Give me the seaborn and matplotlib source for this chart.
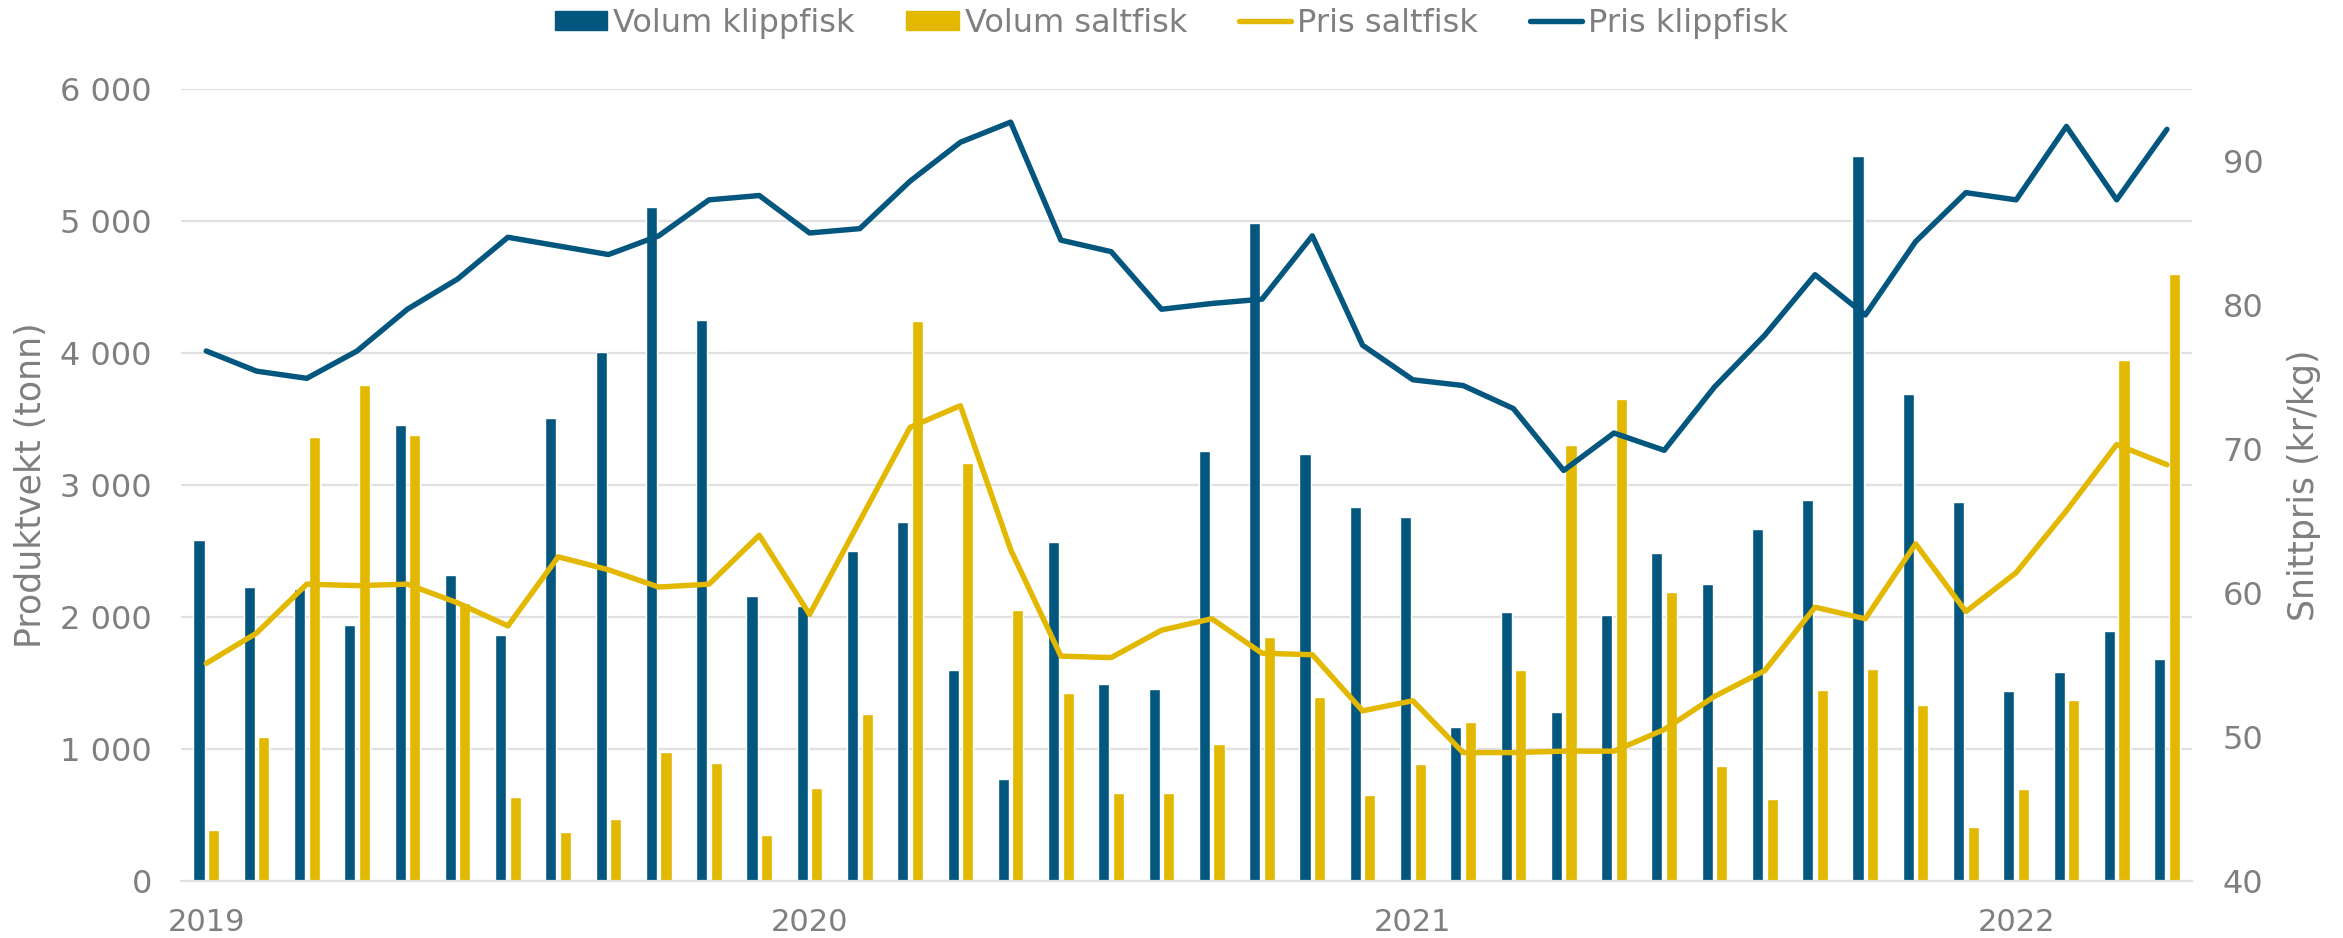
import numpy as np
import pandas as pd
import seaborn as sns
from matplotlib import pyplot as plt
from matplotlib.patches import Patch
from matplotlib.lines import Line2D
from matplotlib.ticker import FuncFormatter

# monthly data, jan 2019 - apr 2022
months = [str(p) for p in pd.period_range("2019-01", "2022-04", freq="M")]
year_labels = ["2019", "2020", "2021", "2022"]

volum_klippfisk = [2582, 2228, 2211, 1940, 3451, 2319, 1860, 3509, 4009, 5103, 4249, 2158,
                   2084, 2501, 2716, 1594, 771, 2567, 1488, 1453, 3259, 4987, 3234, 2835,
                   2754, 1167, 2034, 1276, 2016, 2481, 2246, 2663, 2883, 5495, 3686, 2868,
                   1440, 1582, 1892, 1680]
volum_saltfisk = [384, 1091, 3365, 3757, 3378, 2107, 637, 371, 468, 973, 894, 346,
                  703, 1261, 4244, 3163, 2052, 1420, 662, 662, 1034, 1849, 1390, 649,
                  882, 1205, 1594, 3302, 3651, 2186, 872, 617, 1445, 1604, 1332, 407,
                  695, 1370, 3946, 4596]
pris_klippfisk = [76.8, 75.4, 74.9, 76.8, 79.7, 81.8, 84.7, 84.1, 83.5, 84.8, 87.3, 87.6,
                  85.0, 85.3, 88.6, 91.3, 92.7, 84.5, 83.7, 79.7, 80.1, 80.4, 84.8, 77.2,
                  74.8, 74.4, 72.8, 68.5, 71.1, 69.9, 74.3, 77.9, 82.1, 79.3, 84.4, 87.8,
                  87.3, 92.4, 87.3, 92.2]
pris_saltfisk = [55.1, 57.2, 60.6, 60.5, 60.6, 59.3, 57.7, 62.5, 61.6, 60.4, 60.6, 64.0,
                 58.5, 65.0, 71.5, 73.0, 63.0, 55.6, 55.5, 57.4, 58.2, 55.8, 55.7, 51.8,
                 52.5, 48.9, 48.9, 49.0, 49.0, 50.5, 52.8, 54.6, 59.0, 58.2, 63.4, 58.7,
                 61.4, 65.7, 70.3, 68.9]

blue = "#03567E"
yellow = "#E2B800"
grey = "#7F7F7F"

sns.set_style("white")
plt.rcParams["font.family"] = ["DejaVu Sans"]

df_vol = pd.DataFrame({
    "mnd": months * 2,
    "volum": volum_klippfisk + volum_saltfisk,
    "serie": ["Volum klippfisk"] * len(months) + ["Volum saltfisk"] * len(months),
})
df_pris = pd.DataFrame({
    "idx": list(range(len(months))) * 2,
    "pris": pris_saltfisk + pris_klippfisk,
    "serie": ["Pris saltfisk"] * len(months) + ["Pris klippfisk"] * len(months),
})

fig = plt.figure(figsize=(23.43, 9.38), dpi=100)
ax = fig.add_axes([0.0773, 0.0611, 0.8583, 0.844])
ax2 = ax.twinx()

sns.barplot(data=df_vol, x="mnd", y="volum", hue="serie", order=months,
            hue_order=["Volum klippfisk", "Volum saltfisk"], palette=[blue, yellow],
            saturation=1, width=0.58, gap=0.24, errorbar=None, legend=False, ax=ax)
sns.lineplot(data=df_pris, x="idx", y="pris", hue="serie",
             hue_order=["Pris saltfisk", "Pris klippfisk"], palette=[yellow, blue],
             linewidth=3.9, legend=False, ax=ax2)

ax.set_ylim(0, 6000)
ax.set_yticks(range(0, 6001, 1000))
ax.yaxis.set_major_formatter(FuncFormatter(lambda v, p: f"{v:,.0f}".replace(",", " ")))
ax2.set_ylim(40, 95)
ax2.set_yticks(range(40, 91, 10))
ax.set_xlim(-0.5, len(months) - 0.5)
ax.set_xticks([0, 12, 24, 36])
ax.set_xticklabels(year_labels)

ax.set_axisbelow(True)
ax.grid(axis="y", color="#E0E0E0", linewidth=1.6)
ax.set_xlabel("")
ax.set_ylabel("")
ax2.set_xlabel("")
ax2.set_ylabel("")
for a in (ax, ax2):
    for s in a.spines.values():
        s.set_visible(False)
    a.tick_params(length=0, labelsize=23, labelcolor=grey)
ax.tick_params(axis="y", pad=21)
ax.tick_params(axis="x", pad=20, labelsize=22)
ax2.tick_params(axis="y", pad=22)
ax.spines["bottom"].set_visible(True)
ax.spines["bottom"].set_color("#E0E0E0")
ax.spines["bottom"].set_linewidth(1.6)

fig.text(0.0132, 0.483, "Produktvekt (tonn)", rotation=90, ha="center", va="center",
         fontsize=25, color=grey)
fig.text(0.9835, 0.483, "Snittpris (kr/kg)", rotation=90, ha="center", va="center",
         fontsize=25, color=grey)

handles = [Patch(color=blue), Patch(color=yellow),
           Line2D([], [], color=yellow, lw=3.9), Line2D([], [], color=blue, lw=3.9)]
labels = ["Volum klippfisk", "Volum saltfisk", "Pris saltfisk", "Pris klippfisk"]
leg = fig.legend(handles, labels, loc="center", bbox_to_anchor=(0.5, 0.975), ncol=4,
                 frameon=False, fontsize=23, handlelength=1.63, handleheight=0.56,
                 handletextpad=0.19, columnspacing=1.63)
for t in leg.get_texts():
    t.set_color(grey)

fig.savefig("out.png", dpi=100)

:: Exercise requirements ::
Copy out all of the data word for word. Do not carry over any picture.

:: Solution ::
Give me the seaborn and matplotlib source for this chart.
import numpy as np
import pandas as pd
import seaborn as sns
from matplotlib import pyplot as plt
from matplotlib.patches import Patch
from matplotlib.lines import Line2D
from matplotlib.ticker import FuncFormatter

# monthly data, jan 2019 - apr 2022
months = [str(p) for p in pd.period_range("2019-01", "2022-04", freq="M")]
year_labels = ["2019", "2020", "2021", "2022"]

volum_klippfisk = [2582, 2228, 2211, 1940, 3451, 2319, 1860, 3509, 4009, 5103, 4249, 2158,
                   2084, 2501, 2716, 1594, 771, 2567, 1488, 1453, 3259, 4987, 3234, 2835,
                   2754, 1167, 2034, 1276, 2016, 2481, 2246, 2663, 2883, 5495, 3686, 2868,
                   1440, 1582, 1892, 1680]
volum_saltfisk = [384, 1091, 3365, 3757, 3378, 2107, 637, 371, 468, 973, 894, 346,
                  703, 1261, 4244, 3163, 2052, 1420, 662, 662, 1034, 1849, 1390, 649,
                  882, 1205, 1594, 3302, 3651, 2186, 872, 617, 1445, 1604, 1332, 407,
                  695, 1370, 3946, 4596]
pris_klippfisk = [76.8, 75.4, 74.9, 76.8, 79.7, 81.8, 84.7, 84.1, 83.5, 84.8, 87.3, 87.6,
                  85.0, 85.3, 88.6, 91.3, 92.7, 84.5, 83.7, 79.7, 80.1, 80.4, 84.8, 77.2,
                  74.8, 74.4, 72.8, 68.5, 71.1, 69.9, 74.3, 77.9, 82.1, 79.3, 84.4, 87.8,
                  87.3, 92.4, 87.3, 92.2]
pris_saltfisk = [55.1, 57.2, 60.6, 60.5, 60.6, 59.3, 57.7, 62.5, 61.6, 60.4, 60.6, 64.0,
                 58.5, 65.0, 71.5, 73.0, 63.0, 55.6, 55.5, 57.4, 58.2, 55.8, 55.7, 51.8,
                 52.5, 48.9, 48.9, 49.0, 49.0, 50.5, 52.8, 54.6, 59.0, 58.2, 63.4, 58.7,
                 61.4, 65.7, 70.3, 68.9]

blue = "#03567E"
yellow = "#E2B800"
grey = "#7F7F7F"

sns.set_style("white")
plt.rcParams["font.family"] = ["DejaVu Sans"]

df_vol = pd.DataFrame({
    "mnd": months * 2,
    "volum": volum_klippfisk + volum_saltfisk,
    "serie": ["Volum klippfisk"] * len(months) + ["Volum saltfisk"] * len(months),
})
df_pris = pd.DataFrame({
    "idx": list(range(len(months))) * 2,
    "pris": pris_saltfisk + pris_klippfisk,
    "serie": ["Pris saltfisk"] * len(months) + ["Pris klippfisk"] * len(months),
})

fig = plt.figure(figsize=(23.43, 9.38), dpi=100)
ax = fig.add_axes([0.0773, 0.0611, 0.8583, 0.844])
ax2 = ax.twinx()

sns.barplot(data=df_vol, x="mnd", y="volum", hue="serie", order=months,
            hue_order=["Volum klippfisk", "Volum saltfisk"], palette=[blue, yellow],
            saturation=1, width=0.58, gap=0.24, errorbar=None, legend=False, ax=ax)
sns.lineplot(data=df_pris, x="idx", y="pris", hue="serie",
             hue_order=["Pris saltfisk", "Pris klippfisk"], palette=[yellow, blue],
             linewidth=3.9, legend=False, ax=ax2)

ax.set_ylim(0, 6000)
ax.set_yticks(range(0, 6001, 1000))
ax.yaxis.set_major_formatter(FuncFormatter(lambda v, p: f"{v:,.0f}".replace(",", " ")))
ax2.set_ylim(40, 95)
ax2.set_yticks(range(40, 91, 10))
ax.set_xlim(-0.5, len(months) - 0.5)
ax.set_xticks([0, 12, 24, 36])
ax.set_xticklabels(year_labels)

ax.set_axisbelow(True)
ax.grid(axis="y", color="#E0E0E0", linewidth=1.6)
ax.set_xlabel("")
ax.set_ylabel("")
ax2.set_xlabel("")
ax2.set_ylabel("")
for a in (ax, ax2):
    for s in a.spines.values():
        s.set_visible(False)
    a.tick_params(length=0, labelsize=23, labelcolor=grey)
ax.tick_params(axis="y", pad=21)
ax.tick_params(axis="x", pad=20, labelsize=22)
ax2.tick_params(axis="y", pad=22)
ax.spines["bottom"].set_visible(True)
ax.spines["bottom"].set_color("#E0E0E0")
ax.spines["bottom"].set_linewidth(1.6)

fig.text(0.0132, 0.483, "Produktvekt (tonn)", rotation=90, ha="center", va="center",
         fontsize=25, color=grey)
fig.text(0.9835, 0.483, "Snittpris (kr/kg)", rotation=90, ha="center", va="center",
         fontsize=25, color=grey)

handles = [Patch(color=blue), Patch(color=yellow),
           Line2D([], [], color=yellow, lw=3.9), Line2D([], [], color=blue, lw=3.9)]
labels = ["Volum klippfisk", "Volum saltfisk", "Pris saltfisk", "Pris klippfisk"]
leg = fig.legend(handles, labels, loc="center", bbox_to_anchor=(0.5, 0.975), ncol=4,
                 frameon=False, fontsize=23, handlelength=1.63, handleheight=0.56,
                 handletextpad=0.19, columnspacing=1.63)
for t in leg.get_texts():
    t.set_color(grey)

fig.savefig("out.png", dpi=100)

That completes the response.